Character matters

by Captain Bradley

More than a tad bit of irony this week in American sports. On the heels of a big-time football coach being fired for just too much to go into, we had the first and second year “students” of the NCAA Champs of basketball grab their NBA draft brass-ring. The former is a liar and cheated his employer and the latter 5 Wildcat starters just faked being college students to cash-in as the system allows. Hey, we know about fakes, cheaters, and liars around here. Just google the last few University of Tennessee Presidents and most recent coaching departures. There’s a pretty depressing character-deficit in sports…with one glaring exception.

Pat Summitt is that one exception, since John Wooden is not with us. Even better, Pat has more wins than ANY NCAA coach ever! Even the God of UCLA did not win over 38 years like Pat did. She is unique, driven, passionate…and leaving us too soon.

I really thought that she would be the little old lady of sports as I become a big, old man. Although Pat and my Dad, Allen, never met, I can see that same look in each of their faces. That horrible thief of a disease is a sneaky S.O.B. All that we are left with are memories and that’s okay, I guess.

Pat Summitt embodies success, class, leadership, and, most of all, character that she transferred quite well to hundreds or thousands of young people. That’s her legacy. One that may never be repeated, just like far more trivial NCAA records.

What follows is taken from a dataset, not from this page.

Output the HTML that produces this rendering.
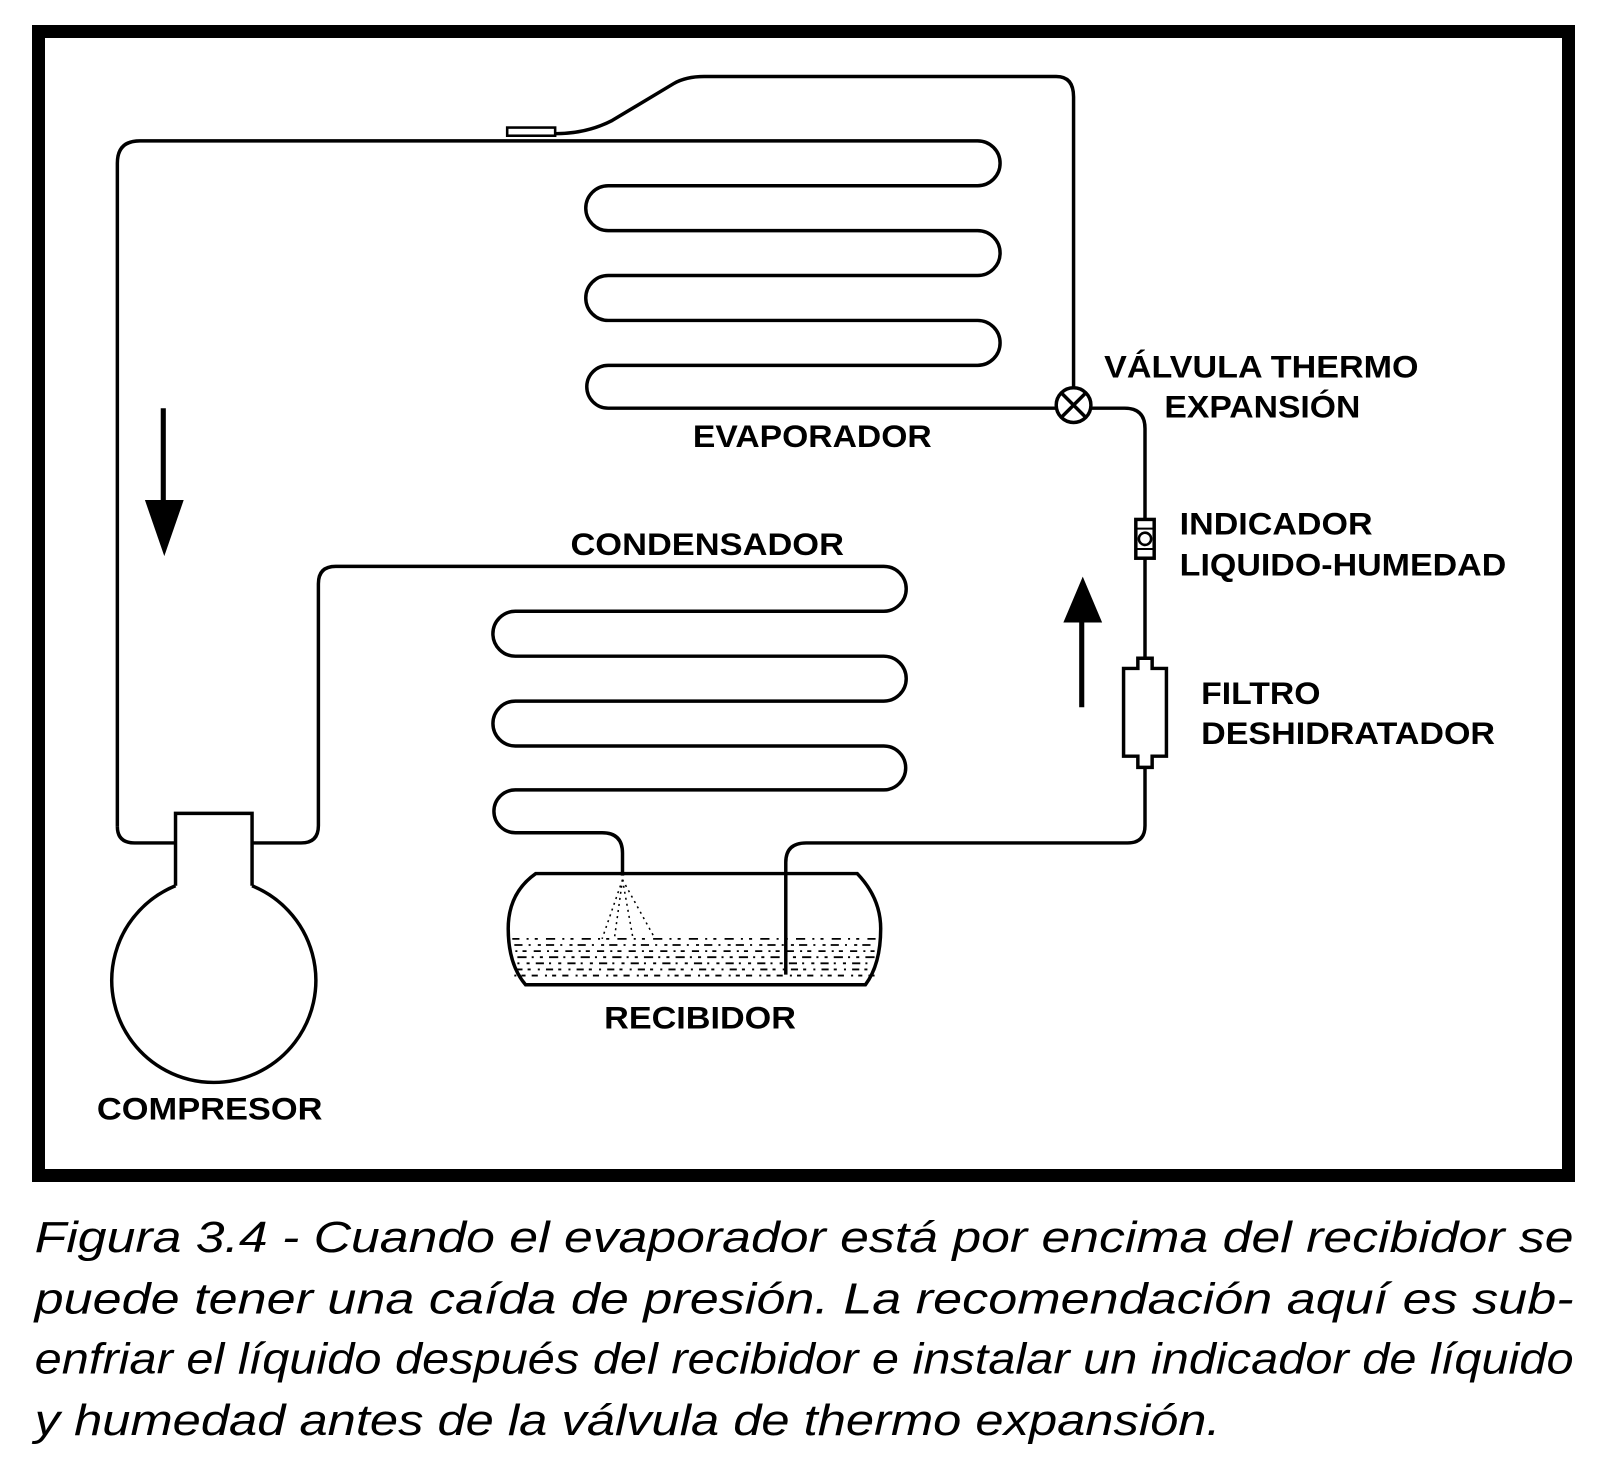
<!DOCTYPE html>
<html><head><meta charset="utf-8"><style>
html,body{margin:0;padding:0;background:#fff;}
svg{display:block;}
.t{font-family:"Liberation Sans",Arial,sans-serif;font-weight:bold;font-size:31px;fill:#000;}
.c{font-family:"Liberation Sans",Arial,sans-serif;font-style:italic;font-size:43px;fill:#000;}
</style></head><body>
<svg width="1600" height="1477" viewBox="0 0 1600 1477" xmlns="http://www.w3.org/2000/svg">
<rect x="0" y="0" width="1600" height="1477" fill="#fff"/>
<rect x="38.5" y="31.5" width="1530" height="1144" fill="none" stroke="#000" stroke-width="13"/>
<g transform="scale(1.0205)">
<g fill="none" stroke="#000" stroke-width="3.4">
<path d="M115,810 V160 Q115,138 137,138 H958 A22,22 0 0 1 958,182 H596 A22,22 0 0 0 596,226 H958 A22,22 0 0 1 958,270 H596 A22,22 0 0 0 596,314 H958 A22,22 0 0 1 958,358 H596 A21,21 0 0 0 596,400 H1035"/>
<path d="M115,810 Q115,826 132,826 H172"/>
<rect x="497" y="125" width="47" height="8" fill="#fff" stroke-width="2.5"/>
<path d="M544,131 Q575,131 600,118 L660,82 Q672,75 690,75 H1035 Q1052,75 1052,95 V380"/>
<path d="M247,826 H295 Q312,826 312,809 V572 Q312,555 329,555 H866 A22,22 0 0 1 866,599 H505 A22,22 0 0 0 505,643 H866 A22,22 0 0 1 866,687 H505 A22,22 0 0 0 505,731 H866 A21.5,21.5 0 0 1 866,774 H505 A21,21 0 0 0 505,816 H590 Q610,816 610,836 V858"/>
<path d="M770,955 V845 Q770,826 790,826 H1105 Q1122,826 1122,809 V752"/>
<path d="M1122,645 V548 M1122,508 V420 Q1122,400 1102,400 H1069"/>
<circle cx="1052" cy="397" r="17" fill="#fff"/>
<path d="M1040,385 L1064,409 M1064,385 L1040,409"/>
<rect x="1113" y="509" width="18" height="38" fill="#fff"/>
<path d="M1113,518 H1131 M1113,538 H1131" stroke-width="2"/>
<circle cx="1122" cy="528" r="6" stroke-width="2.5"/>
<path d="M1115,752 V741 H1101 V655 H1115 V645 H1129 V655 H1143 V741 H1129 V752 Z" fill="#fff"/>
<path d="M172,868 V797 H247 V868"/>
<path d="M172,868 A100,100 0 1 0 247,868"/>
<path d="M525,856 H840 Q863,880 863,910 Q863,945 848,965 H515 Q498,945 498,910 Q498,875 525,856 Z"/>
</g>
<clipPath id="rc"><rect x="502" y="915" width="356" height="48"/></clipPath>
<g clip-path="url(#rc)" stroke="#000" stroke-width="1.8" fill="none">
<path d="M500,920 H860" stroke-dasharray="9 7 2 6 3 8"/>
<path d="M500,926 H860" stroke-dasharray="3 5 8 6 2 7" stroke-dashoffset="4"/>
<path d="M500,932 H860" stroke-dasharray="7 6 2 5 4 7" stroke-dashoffset="8"/>
<path d="M500,938 H860" stroke-dasharray="3 6 9 5 2 6" stroke-dashoffset="2"/>
<path d="M500,944 H860" stroke-dasharray="8 5 2 7 3 6" stroke-dashoffset="6"/>
<path d="M500,950 H860" stroke-dasharray="2 6 7 5 3 7" stroke-dashoffset="3"/>
<path d="M500,956 H860" stroke-dasharray="6 7 2 5 4 6" stroke-dashoffset="9"/>
</g>
<g stroke="#000" stroke-width="1.5" stroke-dasharray="2 4" fill="none">
<path d="M610,862 L590,920 M610,862 L602,920 M610,862 L620,918 M610,862 L642,920"/>
</g>
<path d="M160,400 V495" stroke="#000" stroke-width="5"/>
<path d="M142,490 H180 L161,545 Z" fill="#000"/>
<path d="M1060,693 V605" stroke="#000" stroke-width="5"/>
<path d="M1042,610 H1080 L1061,565 Z" fill="#000"/>
<text class="t" x="1082" y="370" textLength="308" lengthAdjust="spacingAndGlyphs">VÁLVULA THERMO</text>
<text class="t" x="1141" y="409" textLength="192" lengthAdjust="spacingAndGlyphs">EXPANSIÓN</text>
<text class="t" x="679" y="438" textLength="234" lengthAdjust="spacingAndGlyphs">EVAPORADOR</text>
<text class="t" x="559" y="544" textLength="268" lengthAdjust="spacingAndGlyphs">CONDENSADOR</text>
<text class="t" x="1156" y="524" textLength="189" lengthAdjust="spacingAndGlyphs">INDICADOR</text>
<text class="t" x="1156" y="564" textLength="320" lengthAdjust="spacingAndGlyphs">LIQUIDO-HUMEDAD</text>
<text class="t" x="1177" y="690" textLength="117" lengthAdjust="spacingAndGlyphs">FILTRO</text>
<text class="t" x="1177" y="729" textLength="288" lengthAdjust="spacingAndGlyphs">DESHIDRATADOR</text>
<text class="t" x="592" y="1008" textLength="188" lengthAdjust="spacingAndGlyphs">RECIBIDOR</text>
<text class="t" x="95" y="1097" textLength="221" lengthAdjust="spacingAndGlyphs">COMPRESOR</text>
<text class="c" x="34" y="1227" textLength="1508" lengthAdjust="spacingAndGlyphs">Figura 3.4 - Cuando el evaporador está por encima del recibidor se</text>
<text class="c" x="34" y="1287" textLength="1508" lengthAdjust="spacingAndGlyphs">puede tener una caída de presión. La recomendación aquí es sub-</text>
<text class="c" x="34" y="1346" textLength="1508" lengthAdjust="spacingAndGlyphs">enfriar el líquido después del recibidor e instalar un indicador de líquido</text>
<text class="c" x="34" y="1406" textLength="1162" lengthAdjust="spacingAndGlyphs">y humedad antes de la válvula de thermo expansión.</text>
</g>
</svg>
</body></html>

I have watched and enjoyed the Lady Vols, thanks to Pat, since I was too young to remember. She started coaching @ UT when I was 5 years old. Just a few years ago, I met her for the first time @ our first Leadership Knoxville 2009 session @ Neyland Stadium…then again @ our Legacy Parks Foundation luncheon a year or two ago…what a positive force for a greater-good she was and is still.

I never quite thought that our families could have such a consuming disease in-common. Who does? It is what it is, as a friend of mine likes to say. I just wish it wasn’t quite as it is for Pat, her son, my Dad, and millions of others out there who are slowly saying “goodbye”.